* [Required work] Transcribe the listing exactly, leaving out every picture.

* [Supplied data]
· · ·
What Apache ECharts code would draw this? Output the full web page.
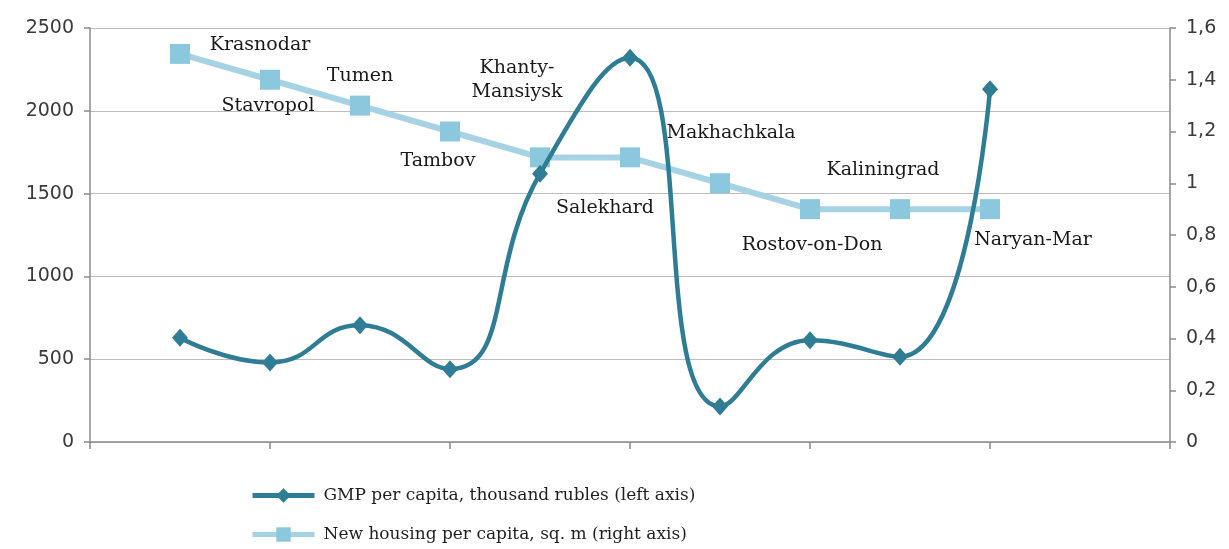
<!DOCTYPE html>
<html>
<head>
<meta charset="utf-8">
<title>GMP and new housing per capita</title>
<script src="https://cdn.jsdelivr.net/npm/echarts@6/dist/echarts.min.js"></script>
<style>
  html, body { margin: 0; padding: 0; background: #ffffff; }
  #chart { width: 1229px; height: 549px; }
</style>
</head>
<body>
<div id="chart"></div>
<script>
// Regional centres, in plotting order
const cities = ['Krasnodar', 'Stavropol', 'Tumen', 'Tambov', 'Khanty-\nMansiysk',
                'Salekhard', 'Makhachkala', 'Rostov-on-Don', 'Kaliningrad', 'Naryan-Mar'];
// GMP per capita, thousand rubles (left axis)
const gmpPerCapita = [630, 480, 705, 440, 1620, 2320, 215, 615, 515, 2130];
// New housing per capita, sq. m (right axis)
const housingPerCapita = [1.5, 1.4, 1.3, 1.2, 1.1, 1.1, 1.0, 0.9, 0.9, 0.9];
// Tick values
const leftTicks = { min: 0, max: 2500, step: 500 };
const rightTicks = { min: 0, max: 1.6, step: 0.2 };

const seriesNames = ['GMP per capita, thousand rubles (left axis)',
                     'New housing per capita, sq. m (right axis)'];

// Where each city name sits relative to its housing marker (centre offset, px)
const cityLabelOffsets = [[80, -9], [-2, 26], [0, -30], [-12, 30], [-23, -77],
                          [-25, 51], [11, -50], [2, 36], [-17, -39], [43, 31]];

const axisGray = '#8a8a8a';
const tickFont = { fontFamily: 'DejaVu Sans', fontSize: 19, color: '#3a3a3a' };
const serifFont = 'DejaVu Serif';

const chart = echarts.init(document.getElementById('chart'), null, { renderer: 'canvas' });

const housingData = housingPerCapita.map((v, i) => ({
  value: [i + 1, v],
  label: { offset: cityLabelOffsets[i] }
}));
const gmpData = gmpPerCapita.map((v, i) => [i + 1, v]);

chart.setOption({
  animation: false,
  backgroundColor: '#ffffff',
  grid: { left: 90, right: 59, top: 28, bottom: 107, containLabel: false },
  legend: {
    orient: 'vertical',
    left: 250,
    top: 487,
    height: 90,
    padding: 0,
    itemWidth: 62,
    itemHeight: 18,
    itemGap: 22,
    data: seriesNames,
    lineStyle: { width: 5 },
    textStyle: { fontFamily: serifFont, fontSize: 17, color: '#1f1f1f', padding: [0, 0, 0, 4] }
  },
  xAxis: {
    type: 'value',
    min: 0,
    max: 12,
    interval: 2,
    axisLine: { show: true, lineStyle: { color: axisGray, width: 1.5 } },
    axisTick: { show: true, length: 7, lineStyle: { color: axisGray, width: 1.5 } },
    axisLabel: { show: false },
    splitLine: { show: false }
  },
  yAxis: [
    {
      type: 'value',
      position: 'left',
      min: leftTicks.min,
      max: leftTicks.max,
      interval: leftTicks.step,
      axisLine: { show: true, lineStyle: { color: axisGray, width: 1.5 } },
      axisTick: { show: true, length: 6, lineStyle: { color: axisGray, width: 1.5 } },
      axisLabel: Object.assign({ margin: 16, formatter: v => String(v) }, tickFont),
      splitLine: { show: true, lineStyle: { color: '#bdbdbd', width: 1.2 } }
    },
    {
      type: 'value',
      position: 'right',
      min: rightTicks.min,
      max: rightTicks.max,
      interval: rightTicks.step,
      axisLine: { show: true, lineStyle: { color: axisGray, width: 1.5 } },
      axisTick: { show: true, length: 6, lineStyle: { color: axisGray, width: 1.5 } },
      axisLabel: Object.assign({
        margin: 16,
        formatter: v => String(Math.round(v * 10) / 10).replace('.', ',')
      }, tickFont),
      splitLine: { show: false }
    }
  ],
  series: [
    {
      name: seriesNames[1],
      type: 'line',
      yAxisIndex: 1,
      data: housingData,
      symbol: 'rect',
      symbolSize: 20,
      itemStyle: { color: '#8cc8dd' },
      lineStyle: { color: '#a6d3e3', width: 6 },
      label: {
        show: true,
        position: 'inside',
        fontFamily: serifFont,
        fontSize: 19,
        lineHeight: 24,
        color: '#1a1a1a',
        formatter: p => cities[p.dataIndex]
      },
      z: 2
    },
    {
      name: seriesNames[0],
      type: 'line',
      yAxisIndex: 0,
      data: gmpData,
      smooth: 0.5,
      symbol: 'diamond',
      symbolSize: [16, 18],
      itemStyle: { color: '#2e7d95' },
      lineStyle: { color: '#2e7d95', width: 4.5 },
      z: 3
    }
  ]
});
</script>
</body>
</html>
· · ·
* [The response]
What Apache ECharts code would draw this? Output the full web page.
<!DOCTYPE html>
<html>
<head>
<meta charset="utf-8">
<title>GMP and new housing per capita</title>
<script src="https://cdn.jsdelivr.net/npm/echarts@6/dist/echarts.min.js"></script>
<style>
  html, body { margin: 0; padding: 0; background: #ffffff; }
  #chart { width: 1229px; height: 549px; }
</style>
</head>
<body>
<div id="chart"></div>
<script>
// Regional centres, in plotting order
const cities = ['Krasnodar', 'Stavropol', 'Tumen', 'Tambov', 'Khanty-\nMansiysk',
                'Salekhard', 'Makhachkala', 'Rostov-on-Don', 'Kaliningrad', 'Naryan-Mar'];
// GMP per capita, thousand rubles (left axis)
const gmpPerCapita = [630, 480, 705, 440, 1620, 2320, 215, 615, 515, 2130];
// New housing per capita, sq. m (right axis)
const housingPerCapita = [1.5, 1.4, 1.3, 1.2, 1.1, 1.1, 1.0, 0.9, 0.9, 0.9];
// Tick values
const leftTicks = { min: 0, max: 2500, step: 500 };
const rightTicks = { min: 0, max: 1.6, step: 0.2 };

const seriesNames = ['GMP per capita, thousand rubles (left axis)',
                     'New housing per capita, sq. m (right axis)'];

// Where each city name sits relative to its housing marker (centre offset, px)
const cityLabelOffsets = [[80, -9], [-2, 26], [0, -30], [-12, 30], [-23, -77],
                          [-25, 51], [11, -50], [2, 36], [-17, -39], [43, 31]];

const axisGray = '#8a8a8a';
const tickFont = { fontFamily: 'DejaVu Sans', fontSize: 19, color: '#3a3a3a' };
const serifFont = 'DejaVu Serif';

const chart = echarts.init(document.getElementById('chart'), null, { renderer: 'canvas' });

const housingData = housingPerCapita.map((v, i) => ({
  value: [i + 1, v],
  label: { offset: cityLabelOffsets[i] }
}));
const gmpData = gmpPerCapita.map((v, i) => [i + 1, v]);

chart.setOption({
  animation: false,
  backgroundColor: '#ffffff',
  grid: { left: 90, right: 59, top: 28, bottom: 107, containLabel: false },
  legend: {
    orient: 'vertical',
    left: 250,
    top: 487,
    height: 90,
    padding: 0,
    itemWidth: 62,
    itemHeight: 18,
    itemGap: 22,
    data: seriesNames,
    lineStyle: { width: 5 },
    textStyle: { fontFamily: serifFont, fontSize: 17, color: '#1f1f1f', padding: [0, 0, 0, 4] }
  },
  xAxis: {
    type: 'value',
    min: 0,
    max: 12,
    interval: 2,
    axisLine: { show: true, lineStyle: { color: axisGray, width: 1.5 } },
    axisTick: { show: true, length: 7, lineStyle: { color: axisGray, width: 1.5 } },
    axisLabel: { show: false },
    splitLine: { show: false }
  },
  yAxis: [
    {
      type: 'value',
      position: 'left',
      min: leftTicks.min,
      max: leftTicks.max,
      interval: leftTicks.step,
      axisLine: { show: true, lineStyle: { color: axisGray, width: 1.5 } },
      axisTick: { show: true, length: 6, lineStyle: { color: axisGray, width: 1.5 } },
      axisLabel: Object.assign({ margin: 16, formatter: v => String(v) }, tickFont),
      splitLine: { show: true, lineStyle: { color: '#bdbdbd', width: 1.2 } }
    },
    {
      type: 'value',
      position: 'right',
      min: rightTicks.min,
      max: rightTicks.max,
      interval: rightTicks.step,
      axisLine: { show: true, lineStyle: { color: axisGray, width: 1.5 } },
      axisTick: { show: true, length: 6, lineStyle: { color: axisGray, width: 1.5 } },
      axisLabel: Object.assign({
        margin: 16,
        formatter: v => String(Math.round(v * 10) / 10).replace('.', ',')
      }, tickFont),
      splitLine: { show: false }
    }
  ],
  series: [
    {
      name: seriesNames[1],
      type: 'line',
      yAxisIndex: 1,
      data: housingData,
      symbol: 'rect',
      symbolSize: 20,
      itemStyle: { color: '#8cc8dd' },
      lineStyle: { color: '#a6d3e3', width: 6 },
      label: {
        show: true,
        position: 'inside',
        fontFamily: serifFont,
        fontSize: 19,
        lineHeight: 24,
        color: '#1a1a1a',
        formatter: p => cities[p.dataIndex]
      },
      z: 2
    },
    {
      name: seriesNames[0],
      type: 'line',
      yAxisIndex: 0,
      data: gmpData,
      smooth: 0.5,
      symbol: 'diamond',
      symbolSize: [16, 18],
      itemStyle: { color: '#2e7d95' },
      lineStyle: { color: '#2e7d95', width: 4.5 },
      z: 3
    }
  ]
});
</script>
</body>
</html>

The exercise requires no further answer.